Ugandan and French scientists have found a fossil of a skull of a monkey climbing tree about 20 million years in the Karamoja region of Uganda. Scientists discovered the remains as they sought fossil remains of an extinct volcano in Karamoja, a semi-arid region in north-eastern Uganda. This discovery will help shed light on how humans evolved. The scientists held that the preliminary analysis showed the tree-climbing herbivore was roughly 10 years old when it died. The skull is about the same size as that of a chimp, but it had a smaller brain.
Oldest Fossils on earth discovered
A group of scientist has found, what is claimed to be earth's oldest fossil in Australia. The researcher's team was led by Dr David Wacey of the University of Western Australia and Martin Brasier of Oxford University. The microscopic fossils show convincing evidence for cells and bacteria living in an oxygen-free world over 3.4 billion years ago. These tiny living cells were actually sulfur feeding bacteria, which didn't need any kind of oxygen to survive. The fossils were found in sandstone at the base of the Strelley Pool rock formation in Western Australia. These findings paint a vivid picture of life arising when the first land masses began to emerge in fragmentary fashion from the oceans. At the time, volcanic eruptions spewed gas and lava, while a blanket of thick cloud greyed the skies. The moon - much closer than it is today - pulled the oceans into vast tidal surges. There was no breathable oxygen. High-magnification images showed the fossils were spherical, oval and tubular, much like modern microbes, and were of a similar size, between 0.01mm and 0.02mm across.
Importance of the discovery: Unravelling the nature of the world's oldest organisms will help scientists write the first chapter of life on Earth, but it will also aid the search for life elsewhere. Future missions to Mars, for example, might focus on ancient beaches and river sands that may have turned to rock with traces of primitive life within them.
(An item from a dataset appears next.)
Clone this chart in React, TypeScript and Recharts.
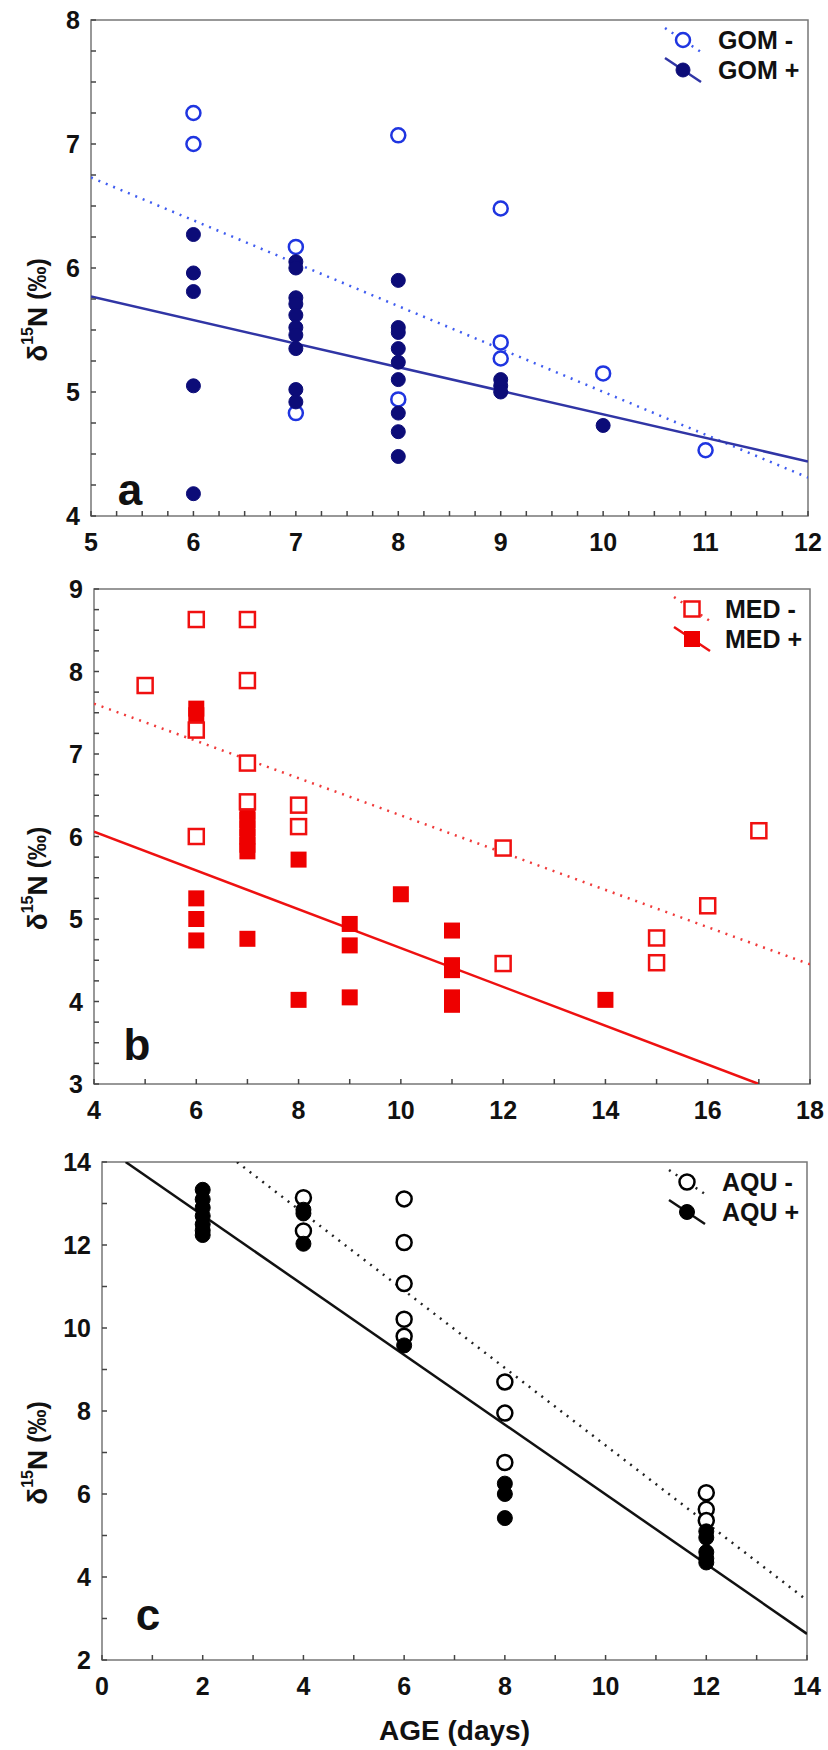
import React from "react";
import {
  ScatterChart,
  Scatter,
  XAxis,
  YAxis,
  ReferenceArea,
  ReferenceLine,
} from "recharts";

const FONT = "'Liberation Sans', Arial, sans-serif";

// ---- panel a: GOM (age, d15N) ----
const gomMinus = [
  [6, 7.25], [6, 7.0], [7, 6.17], [7, 4.83], [8, 7.07], [8, 4.94],
  [9, 6.48], [9, 5.4], [9, 5.27], [10, 5.15], [11, 4.53],
];
const gomPlus = [
  [6, 6.27], [6, 5.96], [6, 5.81], [6, 5.05], [6, 4.18],
  [7, 6.05], [7, 6.0], [7, 5.76], [7, 5.71], [7, 5.62], [7, 5.52], [7, 5.46], [7, 5.35], [7, 5.02], [7, 4.92],
  [8, 5.9], [8, 5.52], [8, 5.48], [8, 5.35], [8, 5.24], [8, 5.1], [8, 4.83], [8, 4.68], [8, 4.48],
  [9, 5.1], [9, 5.05], [9, 5.0], [10, 4.73],
];
const gomMinusFit = [[5, 6.73], [12, 4.31]];
const gomPlusFit = [[5, 5.77], [12, 4.44]];

// ---- panel b: MED ----
const medMinus = [
  [5, 7.83], [6, 8.63], [6, 7.29], [6, 6.0], [7, 8.63], [7, 7.89], [7, 6.89], [7, 6.42],
  [8, 6.38], [8, 6.12], [12, 5.86], [12, 4.46], [15, 4.77], [15, 4.47], [16, 5.16], [17, 6.07],
];
const medPlus = [
  [6, 7.55], [6, 7.47], [6, 5.25], [6, 5.0], [6, 4.74],
  [7, 6.3], [7, 6.2], [7, 6.1], [7, 6.0], [7, 5.9], [7, 5.82], [7, 4.76],
  [8, 5.72], [8, 4.02], [9, 4.94], [9, 4.68], [9, 4.05], [10, 5.3],
  [11, 4.86], [11, 4.44], [11, 4.38], [11, 4.05], [11, 3.96], [14, 4.02],
];
const medMinusFit = [[4, 7.61], [18, 4.45]];
const medPlusFit = [[4, 6.06], [17, 3.0]];

// ---- panel c: AQU ----
const aquMinus = [
  [4, 13.14], [4, 12.34], [6, 13.11], [6, 12.06], [6, 11.07], [6, 10.21], [6, 9.8],
  [8, 8.7], [8, 7.95], [8, 6.76], [12, 6.03], [12, 5.63], [12, 5.36],
];
const aquPlus = [
  [2, 13.33], [2, 13.1], [2, 12.9], [2, 12.7], [2, 12.5], [2, 12.35], [2, 12.24],
  [4, 12.85], [4, 12.76], [4, 12.03], [6, 9.58], [8, 6.25], [8, 6.0], [8, 5.42],
  [12, 5.1], [12, 4.95], [12, 4.6], [12, 4.45], [12, 4.35],
];
const aquMinusFit = [[2.68, 14], [14, 3.44]];
const aquPlusFit = [[0.47, 14], [14, 2.63]];

// tick labels
const aXLabels = [5, 6, 7, 8, 9, 10, 11, 12];
const aYLabels = [4, 5, 6, 7, 8];
const bXLabels = [4, 6, 8, 10, 12, 14, 16, 18];
const bYLabels = [3, 4, 5, 6, 7, 8, 9];
const cXLabels = [0, 2, 4, 6, 8, 10, 12, 14];
const cYLabels = [2, 4, 6, 8, 10, 12, 14];

// minor tick positions
const steps = (from: number, to: number, step: number) => {
  const out: number[] = [];
  for (let i = 0; from + i * step <= to + 1e-9; i++) out.push(from + i * step);
  return out;
};

const pts = (arr: number[][]) => arr.map(([x, y]) => ({ x, y }));

// inward tick + optional label
const Tick = ({ x, y, payload, side, labels }: any) => {
  const v = payload.value;
  const show = labels && labels.includes(v);
  const len = 5;
  let line = null;
  let label = null;
  const txt = { fontFamily: FONT, fontWeight: "bold" as const, fontSize: 25, fill: "#111" };
  if (side === "bottom") {
    line = <line x1={x} y1={y} x2={x} y2={y - len} stroke="#444" strokeWidth={1.5} />;
    if (show) label = <text x={x} y={y + 26} textAnchor="middle" dominantBaseline="central" {...txt}>{v}</text>;
  } else if (side === "top") {
    line = <line x1={x} y1={y} x2={x} y2={y + len} stroke="#444" strokeWidth={1.5} />;
  } else if (side === "left") {
    line = <line x1={x} y1={y} x2={x + len} y2={y} stroke="#444" strokeWidth={1.5} />;
    if (show) label = <text x={x - 11} y={y} textAnchor="end" dominantBaseline="central" {...txt}>{v}</text>;
  } else {
    line = <line x1={x} y1={y} x2={x - len} y2={y} stroke="#444" strokeWidth={1.5} />;
  }
  return <g>{line}{label}</g>;
};

const openCircle = (color: string, r: number) => (p: any) =>
  <circle cx={p.cx} cy={p.cy} r={r} fill="#fff" stroke={color} strokeWidth={2.5} />;
const fullCircle = (color: string, r: number) => (p: any) =>
  <circle cx={p.cx} cy={p.cy} r={r} fill={color} stroke={color} strokeWidth={1} />;
const openSquare = (color: string, s: number) => (p: any) =>
  <rect x={p.cx - s / 2} y={p.cy - s / 2} width={s} height={s} fill="#fff" stroke={color} strokeWidth={2.5} />;
const fullSquare = (color: string, s: number) => (p: any) =>
  <rect x={p.cx - s / 2} y={p.cy - s / 2} width={s} height={s} fill={color} />;

const YTitle = ({ cx, cy }: any) => (
  <text
    transform={`translate(${cx},${cy}) rotate(-90)`}
    textAnchor="middle"
    dominantBaseline="central"
    fontFamily={FONT}
    fontWeight="bold"
    fill="#111"
  >
    <tspan fontSize={28}>δ</tspan>
    <tspan fontSize={16} dy={-10}>15</tspan>
    <tspan fontSize={28} dy={10}>N</tspan>
    <tspan fontSize={25}> (‰)</tspan>
  </text>
);

const LegendRow = ({ y, mx, tx, label, lineColor, dotted, marker }: any) => (
  <g>
    <line
      x1={mx - 18} y1={y - 12} x2={mx + 18} y2={y + 12}
      stroke={lineColor} strokeWidth={2.5}
      strokeDasharray={dotted ? "2 6" : undefined}
    />
    {marker({ cx: mx, cy: y })}
    <text x={tx} y={y} dominantBaseline="central" fontFamily={FONT} fontWeight="bold" fontSize={25} fill="#111">
      {label}
    </text>
  </g>
);

type PanelProps = {
  top: number;
  height: number;
  plotTop: number;
  xAxisH: number;
  yAxisW: number;
  right: number;
  xDomain: [number, number];
  yDomain: [number, number];
  xTicks: number[];
  yTicks: number[];
  xLabels: number[];
  yLabels: number[];
  minus: number[][];
  plus: number[][];
  minusFit: number[][];
  plusFit: number[][];
  minusShape: any;
  plusShape: any;
  minusLine: string;
  plusLine: string;
  names: [string, string];
  plusOnTop: boolean;
  legendX: [number, number];
  letter: string;
  letterPos: [number, number];
  xTitle?: string;
};

const Panel = (p: PanelProps) => {
  const plotBottom = p.height - p.xAxisH;
  const midY = (p.plotTop + plotBottom) / 2;
  const minusSeries = (
    <Scatter key="m" data={pts(p.minus)} shape={p.minusShape} isAnimationActive={false} />
  );
  const plusSeries = (
    <Scatter key="p" data={pts(p.plus)} shape={p.plusShape} isAnimationActive={false} />
  );
  return (
    <div style={{ position: "absolute", left: 0, top: p.top, width: 828, height: p.height }}>
      <ScatterChart
        width={828}
        height={p.height}
        margin={{ top: p.plotTop, right: p.right, bottom: 0, left: 0 }}
      >
        <XAxis
          type="number" dataKey="x" domain={p.xDomain} ticks={p.xTicks} interval={0}
          allowDataOverflow height={p.xAxisH} axisLine={false} tickLine={false}
          tickSize={0} tickMargin={0}
          tick={(t: any) => <Tick {...t} side="bottom" labels={p.xLabels} />}
        />
        <XAxis
          xAxisId="top" orientation="top" type="number" domain={p.xDomain} ticks={p.xTicks}
          interval={0} allowDataOverflow height={0} axisLine={false} tickLine={false}
          tickSize={0} tickMargin={0}
          tick={(t: any) => <Tick {...t} side="top" />}
        />
        <YAxis
          type="number" dataKey="y" domain={p.yDomain} ticks={p.yTicks} interval={0}
          allowDataOverflow width={p.yAxisW} axisLine={false} tickLine={false}
          tickSize={0} tickMargin={0}
          tick={(t: any) => <Tick {...t} side="left" labels={p.yLabels} />}
        />
        <YAxis
          yAxisId="right" orientation="right" type="number" domain={p.yDomain} ticks={p.yTicks}
          interval={0} allowDataOverflow width={0} axisLine={false} tickLine={false}
          tickSize={0} tickMargin={0}
          tick={(t: any) => <Tick {...t} side="right" />}
        />
        <ReferenceArea
          x1={p.xDomain[0]} x2={p.xDomain[1]} y1={p.yDomain[0]} y2={p.yDomain[1]}
          fill="none" fillOpacity={0} stroke="#777" strokeWidth={1.5} ifOverflow="visible"
        />
        <ReferenceLine
          segment={pts(p.minusFit)} stroke={p.minusLine} strokeWidth={2.5}
          strokeDasharray="2 6" ifOverflow="hidden"
        />
        <ReferenceLine
          segment={pts(p.plusFit)} stroke={p.plusLine} strokeWidth={2.5} ifOverflow="hidden"
        />
        {p.plusOnTop ? [minusSeries, plusSeries] : [plusSeries, minusSeries]}
      </ScatterChart>
      <svg
        width={828}
        height={p.height}
        style={{ position: "absolute", left: 0, top: 0, pointerEvents: "none" }}
      >
        <YTitle cx={37} cy={midY + 42} />
        <text
          x={p.letterPos[0]} y={p.letterPos[1]} textAnchor="middle"
          fontFamily={FONT} fontWeight="bold" fontSize={44} fill="#111"
        >
          {p.letter}
        </text>
        <LegendRow
          y={p.plotTop + 20} mx={p.legendX[0]} tx={p.legendX[1]} label={p.names[0]}
          lineColor={p.minusLine} dotted marker={p.minusShape}
        />
        <LegendRow
          y={p.plotTop + 50} mx={p.legendX[0]} tx={p.legendX[1]} label={p.names[1]}
          lineColor={p.plusLine} marker={p.plusShape}
        />
        {p.xTitle && (
          <text
            x={(p.yAxisW + 828 - p.right) / 2} y={588} textAnchor="middle" dominantBaseline="central"
            fontFamily={FONT} fontWeight="bold" fontSize={28} fill="#111"
          >
            {p.xTitle}
          </text>
        )}
      </svg>
    </div>
  );
};

export default function App() {
  return (
    <div style={{ position: "absolute", left: 0, top: 0, width: 828, height: 1750, background: "#fff" }}>
      <Panel
        top={0} height={570} plotTop={20} xAxisH={54} yAxisW={91} right={20}
        xDomain={[5, 12]} yDomain={[4, 8]}
        xTicks={steps(5, 12, 0.25)} yTicks={steps(4, 8, 0.25)}
        xLabels={aXLabels} yLabels={aYLabels}
        minus={gomMinus} plus={gomPlus} minusFit={gomMinusFit} plusFit={gomPlusFit}
        minusShape={openCircle("#1f35e0", 7)} plusShape={fullCircle("#0c0c78", 7)}
        minusLine="#3f5cf0" plusLine="#3035a5"
        names={["GOM -", "GOM +"]} plusOnTop
        legendX={[683, 718]} letter="a" letterPos={[130, 505]}
      />
      <Panel
        top={569} height={571} plotTop={20} xAxisH={56} yAxisW={94} right={18}
        xDomain={[4, 18]} yDomain={[3, 9]}
        xTicks={steps(4, 18, 1)} yTicks={steps(3, 9, 0.25)}
        xLabels={bXLabels} yLabels={bYLabels}
        minus={medMinus} plus={medPlus} minusFit={medMinusFit} plusFit={medPlusFit}
        minusShape={openSquare("#f01010", 15)} plusShape={fullSquare("#ee0000", 16)}
        minusLine="#f03a3a" plusLine="#ee1111"
        names={["MED -", "MED +"]} plusOnTop={false}
        legendX={[692, 725]} letter="b" letterPos={[137, 491]}
      />
      <Panel
        top={1142} height={608} plotTop={20} xAxisH={90} yAxisW={102} right={21}
        xDomain={[0, 14]} yDomain={[2, 14]}
        xTicks={steps(0, 14, 1)} yTicks={steps(2, 14, 1)}
        xLabels={cXLabels} yLabels={cYLabels}
        minus={aquMinus} plus={aquPlus} minusFit={aquMinusFit} plusFit={aquPlusFit}
        minusShape={openCircle("#000", 7.5)} plusShape={fullCircle("#000", 7.5)}
        minusLine="#222" plusLine="#111"
        names={["AQU -", "AQU +"]} plusOnTop
        legendX={[687, 722]} letter="c" letterPos={[148, 488]} xTitle="AGE (days)"
      />
    </div>
  );
}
Largest 'Cheetah' fossil discovered by palaeontologists in Georgia
The skeleton of what is considered to be the biggest and bloodiest known 'Cheetah' which prowled over our planet thousands of years ago, has been unearthed by palaeontologists. The only remaining species of cheetah (Acinonyx jubatus) represents the fastest creatures on land alive, long, sleek cats able to run up to 70 mph (113 kph). However, fossils suggest other species of cheetah, including burlier varieties, once stalked the planet. The fossils of the ancient Cheetah (Acinonyx Pardinensis) were discovered at a site in Dmanisi believed to be 1.8-million-year-old, inside the Republic of Georgia. It may be noted that the Dmanisi locale is one of the oldest sites known for ancient human species out of Africa. At this site even the fossils of a dirk-toothed cat and a related scimitar cat have previously been discovered. A cheetah fossil discovered in China was the oldest cheetah fossil known till date. The skull of this Acinonyx kurteni found in China indicated the animal lived anywhere from 2.2 million to 2.5 million years ago.